While computer vision has made substantial progress in the development of algorithms for limited visual tasks, achieving human-like visual capabilities remains a stiff challenge. And while there has also been substantial empirical progress in understanding human vision and its relation to brain activity, we do not yet understand the brain's algorithms underlying image interpretation. This seminar will examine the proposal that human vision achieves its high degree of competence through built-in generative knowledge of how world structure causes images. Generative knowledge provides the basis for rapid learning from a relatively small number of examples, and the flexibilty to interpret almost any image. There may be no better example of built-in knowledge than our ability to recognize and interpret images of other people, including their facial expressions, body poses, actions, and intentions. The human visual system can deal with an unlimited range of poses both static and in time, and with large uncertainty in the resulting local patterns of retinal intensities. Gunnar Johansson's classic "point light walker" movies demonstrate our extraordinary competency at interpreting human actions and interactions from locally ambiguous measurements.
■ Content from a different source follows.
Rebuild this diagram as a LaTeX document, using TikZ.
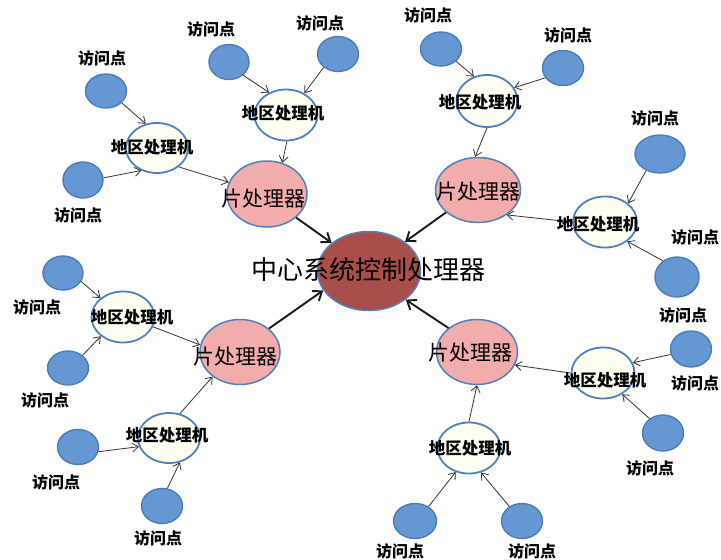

This seminar will examine the role of generative models in person perception addressing questions such as:

  • How can information about faces and body form be represented as compositions of parts?
  • Is there a visual grammar for poses and actions?
  • How is local intensity information integrated to infer body pose, given enormous variability in appearance (e.g. clothing and occlusion by other people)?
  • Is there task prioritization, where for example, animacy is detected first?
  • How is visual information about body pose represented in the brain?

The class format will consist of short lectures to provide overviews of upcoming themes together with discussion of journal articles led by seminar participants.